Rioters destroyed two dump trucks, which officials will now have to scramble to replace ahead of winter this year as they had been used as snow-plow vehicles in the colder months. Officials believed they would be able to replace the trucks in time, but the coronavirus pandemic and other factors may impact the speed at which that would happen, Kenosha News reported.
Billingsley said garbage trucks, which were insured, had been destroyed as well after being sent downtown during daily protests that became violent at night.
“But as much as it is a loss, the burning hulks did provide some additional security,” said Ald. Bill Siel, according to Kenosha News. “So, I guess they went down with a fight.”
Rioters set the city ablaze last week after police shot Blake in the back multiple times at close range while responding to a call that Blake, who had a warrant out for his arrest, had taken a woman’s keys and refused to return them. The night after the incident, at least 37 fires were set in the city, according to fire officials.

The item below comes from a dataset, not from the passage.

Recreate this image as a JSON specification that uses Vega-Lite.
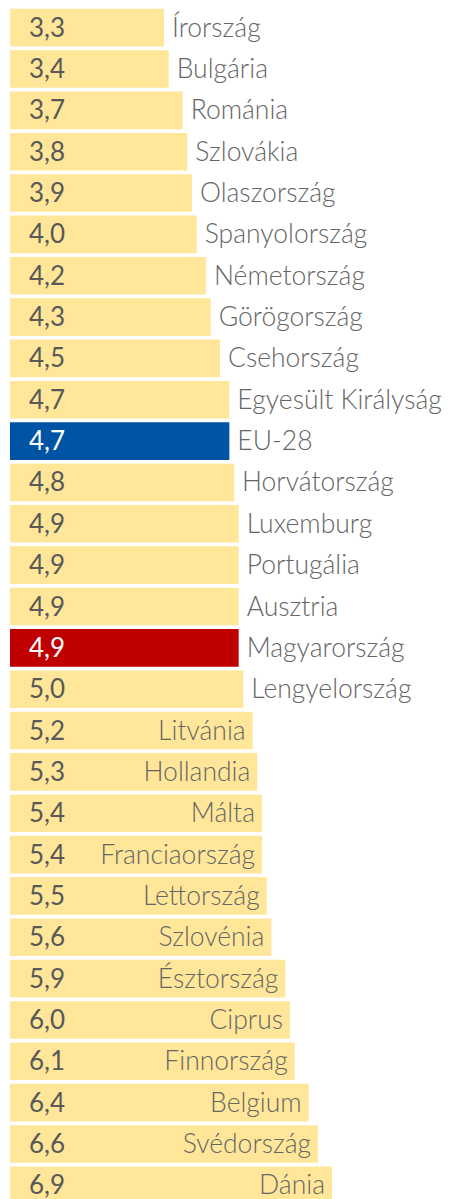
{
  "$schema": "https://vega.github.io/schema/vega-lite/v6.json",
  "width": 439,
  "height": 1199,
  "autosize": {"type": "none"},
  "padding": {"left": 10, "top": 7, "right": 0, "bottom": 0},
  "background": "white",
  "config": {
    "view": {"stroke": null},
    "locale": {"number": {"decimal": ",", "thousands": " ", "grouping": [3], "currency": ["", ""]}}
  },
  "data": {
    "values": [
      {"country": "Írország", "value": 3.3, "type": "other", "pos": "out"},
      {"country": "Bulgária", "value": 3.4, "type": "other", "pos": "out"},
      {"country": "Románia", "value": 3.7, "type": "other", "pos": "out"},
      {"country": "Szlovákia", "value": 3.8, "type": "other", "pos": "out"},
      {"country": "Olaszország", "value": 3.9, "type": "other", "pos": "out"},
      {"country": "Spanyolország", "value": 4.0, "type": "other", "pos": "out"},
      {"country": "Németország", "value": 4.2, "type": "other", "pos": "out"},
      {"country": "Görögország", "value": 4.3, "type": "other", "pos": "out"},
      {"country": "Csehország", "value": 4.5, "type": "other", "pos": "out"},
      {"country": "Egyesült Királyság", "value": 4.7, "type": "other", "pos": "out"},
      {"country": "EU-28", "value": 4.7, "type": "eu", "pos": "out"},
      {"country": "Horvátország", "value": 4.8, "type": "other", "pos": "out"},
      {"country": "Luxemburg", "value": 4.9, "type": "other", "pos": "out"},
      {"country": "Portugália", "value": 4.9, "type": "other", "pos": "out"},
      {"country": "Ausztria", "value": 4.9, "type": "other", "pos": "out"},
      {"country": "Magyarország", "value": 4.9, "type": "hu", "pos": "out"},
      {"country": "Lengyelország", "value": 5.0, "type": "other", "pos": "out"},
      {"country": "Litvánia", "value": 5.2, "type": "other", "pos": "in"},
      {"country": "Hollandia", "value": 5.3, "type": "other", "pos": "in"},
      {"country": "Málta", "value": 5.4, "type": "other", "pos": "in"},
      {"country": "Franciaország", "value": 5.4, "type": "other", "pos": "in"},
      {"country": "Lettország", "value": 5.5, "type": "other", "pos": "in"},
      {"country": "Szlovénia", "value": 5.6, "type": "other", "pos": "in"},
      {"country": "Észtország", "value": 5.9, "type": "other", "pos": "in"},
      {"country": "Ciprus", "value": 6.0, "type": "other", "pos": "in"},
      {"country": "Finnország", "value": 6.1, "type": "other", "pos": "in"},
      {"country": "Belgium", "value": 6.4, "type": "other", "pos": "in"},
      {"country": "Svédország", "value": 6.6, "type": "other", "pos": "in"},
      {"country": "Dánia", "value": 6.9, "type": "other", "pos": "in"}
    ]
  },
  "encoding": {
    "y": {"field": "country", "type": "nominal", "sort": null, "axis": null,
          "scale": {"paddingInner": 0.09, "paddingOuter": 0.045}}
  },
  "layer": [
    {
      "mark": {"type": "bar"},
      "encoding": {
        "x": {"field": "value", "type": "quantitative", "axis": null,
              "scale": {"domain": [0, 9.407], "nice": false, "zero": true}},
        "color": {"field": "type", "type": "nominal", "legend": null,
                  "scale": {"domain": ["other", "eu", "hu"], "range": ["#FFE699", "#0054A6", "#C00000"]}}
      }
    },
    {
      "mark": {"type": "text", "align": "left", "baseline": "middle", "dx": 19, "dy": 1, "font": "Lato", "fontSize": 26, "fontWeight": 400},
      "encoding": {
        "x": {"datum": 0, "type": "quantitative"},
        "text": {"field": "value", "type": "quantitative", "format": ".1f"},
        "color": {"condition": {"test": "datum.type !== 'other'", "value": "#FFFFFF"}, "value": "#595959"}
      }
    },
    {
      "transform": [{"filter": "datum.pos === 'out'"}],
      "mark": {"type": "text", "align": "left", "baseline": "middle", "dx": 8, "dy": 1, "font": "Lato", "fontSize": 26.5, "fontWeight": 300, "color": "#666666"},
      "encoding": {
        "x": {"field": "value", "type": "quantitative"},
        "text": {"field": "country"}
      }
    },
    {
      "transform": [{"filter": "datum.pos === 'in'"}],
      "mark": {"type": "text", "align": "right", "baseline": "middle", "dx": -7, "dy": 1, "font": "Lato", "fontSize": 26.5, "fontWeight": 300, "color": "#666666"},
      "encoding": {
        "x": {"field": "value", "type": "quantitative"},
        "text": {"field": "country"}
      }
    }
  ]
}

Of the 175 people arrested during the riots, 102 resided outside of Kenosha and represented 44 cities, according to police.
The next evening’s demonstrations turned deadly when 17-year-old Kyle Rittenhouse allegedly fatally shot two people while trying to protect local businesses.
Kenosha mayor John Antaramian announced Sunday he has asked governor Tony Evers for $30 million in state funding to help the city “rebuild and heal after the week of violence and damage experienced particularly in the downtown, uptown, and surrounding areas of the city,” Fox 6 Now reported.
“Kenosha is a safe community with hardworking individuals who are mourning and facing immense tragedy and devastation,” Antaramian said in a news release. “We’re asking the state and community partners to help rebuild what was lost and to invest in programs and training for our young people.”